### What is being asked
Gather the lines below that include the string "chart", copying each in full.

────────────────────

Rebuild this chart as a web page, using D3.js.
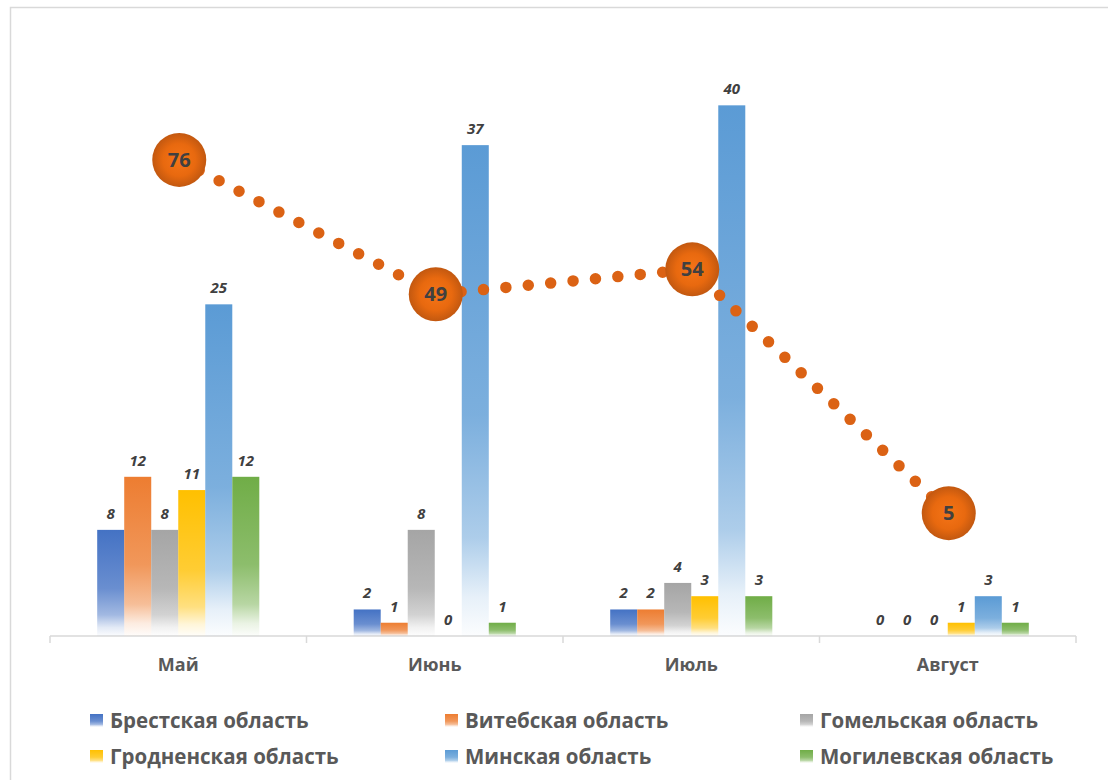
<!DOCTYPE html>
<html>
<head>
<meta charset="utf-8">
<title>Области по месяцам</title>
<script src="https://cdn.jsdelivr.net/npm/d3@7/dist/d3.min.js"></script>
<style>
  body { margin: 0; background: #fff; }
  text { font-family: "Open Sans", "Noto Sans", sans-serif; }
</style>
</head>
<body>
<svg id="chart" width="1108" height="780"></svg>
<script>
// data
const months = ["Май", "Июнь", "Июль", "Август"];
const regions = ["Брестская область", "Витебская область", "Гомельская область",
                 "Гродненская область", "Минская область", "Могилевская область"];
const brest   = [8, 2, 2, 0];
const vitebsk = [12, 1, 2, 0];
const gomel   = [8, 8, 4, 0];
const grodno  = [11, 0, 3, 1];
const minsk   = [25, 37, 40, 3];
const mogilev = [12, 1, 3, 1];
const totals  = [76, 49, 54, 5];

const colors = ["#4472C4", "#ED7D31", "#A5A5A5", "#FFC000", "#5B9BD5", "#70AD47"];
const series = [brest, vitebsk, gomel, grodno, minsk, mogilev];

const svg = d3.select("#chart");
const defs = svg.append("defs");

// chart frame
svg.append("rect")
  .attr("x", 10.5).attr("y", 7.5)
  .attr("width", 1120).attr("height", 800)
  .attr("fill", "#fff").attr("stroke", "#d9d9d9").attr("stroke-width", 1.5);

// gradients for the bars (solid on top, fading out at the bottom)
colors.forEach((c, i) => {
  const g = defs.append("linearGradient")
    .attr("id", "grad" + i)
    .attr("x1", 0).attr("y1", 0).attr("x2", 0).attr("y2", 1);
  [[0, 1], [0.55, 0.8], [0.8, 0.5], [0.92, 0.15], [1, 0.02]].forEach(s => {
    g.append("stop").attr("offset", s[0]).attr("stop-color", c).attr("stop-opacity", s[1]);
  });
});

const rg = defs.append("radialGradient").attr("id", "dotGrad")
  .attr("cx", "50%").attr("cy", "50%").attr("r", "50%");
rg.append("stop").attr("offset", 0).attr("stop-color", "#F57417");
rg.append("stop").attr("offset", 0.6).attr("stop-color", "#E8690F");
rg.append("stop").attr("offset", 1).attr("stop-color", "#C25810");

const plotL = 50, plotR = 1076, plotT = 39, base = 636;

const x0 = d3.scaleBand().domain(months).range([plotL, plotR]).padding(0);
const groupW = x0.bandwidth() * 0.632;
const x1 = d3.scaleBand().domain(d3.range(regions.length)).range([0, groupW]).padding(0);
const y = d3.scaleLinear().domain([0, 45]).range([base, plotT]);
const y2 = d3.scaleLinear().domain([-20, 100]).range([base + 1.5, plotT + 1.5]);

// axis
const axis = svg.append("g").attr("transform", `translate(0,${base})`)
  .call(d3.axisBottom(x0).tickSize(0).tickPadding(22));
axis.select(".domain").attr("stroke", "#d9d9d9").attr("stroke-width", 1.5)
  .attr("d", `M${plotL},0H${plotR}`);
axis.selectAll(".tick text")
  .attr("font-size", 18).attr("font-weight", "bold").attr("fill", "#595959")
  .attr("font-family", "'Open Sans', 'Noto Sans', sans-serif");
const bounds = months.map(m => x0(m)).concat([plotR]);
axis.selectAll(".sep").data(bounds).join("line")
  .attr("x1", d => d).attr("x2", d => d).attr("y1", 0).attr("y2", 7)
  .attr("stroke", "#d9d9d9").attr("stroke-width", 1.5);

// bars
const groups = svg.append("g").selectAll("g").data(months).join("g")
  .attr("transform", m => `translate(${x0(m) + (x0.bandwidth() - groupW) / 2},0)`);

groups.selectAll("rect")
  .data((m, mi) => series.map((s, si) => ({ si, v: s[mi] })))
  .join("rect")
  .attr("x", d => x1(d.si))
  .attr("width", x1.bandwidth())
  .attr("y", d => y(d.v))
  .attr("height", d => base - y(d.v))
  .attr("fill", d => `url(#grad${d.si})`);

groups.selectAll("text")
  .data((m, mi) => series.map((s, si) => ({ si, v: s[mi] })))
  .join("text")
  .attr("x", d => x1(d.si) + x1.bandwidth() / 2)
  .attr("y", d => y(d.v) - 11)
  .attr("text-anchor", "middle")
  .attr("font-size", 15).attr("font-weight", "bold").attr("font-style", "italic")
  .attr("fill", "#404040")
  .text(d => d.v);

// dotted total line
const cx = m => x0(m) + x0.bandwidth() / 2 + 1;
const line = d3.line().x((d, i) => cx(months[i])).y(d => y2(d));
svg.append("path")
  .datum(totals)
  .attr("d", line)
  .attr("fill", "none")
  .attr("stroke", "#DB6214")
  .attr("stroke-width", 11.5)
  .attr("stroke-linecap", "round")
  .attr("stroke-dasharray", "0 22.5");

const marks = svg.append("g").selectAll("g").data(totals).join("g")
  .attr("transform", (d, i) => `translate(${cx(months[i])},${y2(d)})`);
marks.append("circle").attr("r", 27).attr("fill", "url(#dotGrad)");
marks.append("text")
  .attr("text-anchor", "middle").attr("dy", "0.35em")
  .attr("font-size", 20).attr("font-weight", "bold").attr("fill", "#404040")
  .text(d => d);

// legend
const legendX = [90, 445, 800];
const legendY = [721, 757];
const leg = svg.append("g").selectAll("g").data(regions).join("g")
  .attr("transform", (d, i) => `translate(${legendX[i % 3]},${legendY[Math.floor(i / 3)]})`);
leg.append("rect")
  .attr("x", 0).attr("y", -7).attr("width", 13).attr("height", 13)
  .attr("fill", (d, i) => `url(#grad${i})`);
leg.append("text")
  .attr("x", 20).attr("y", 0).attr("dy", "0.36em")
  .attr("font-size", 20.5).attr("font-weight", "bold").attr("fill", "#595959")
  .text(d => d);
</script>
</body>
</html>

────────────────────

### Expected answer
Rebuild this chart as a web page, using D3.js.
<svg id="chart" width="1108" height="780"></svg>
const svg = d3.select("#chart");
// chart frame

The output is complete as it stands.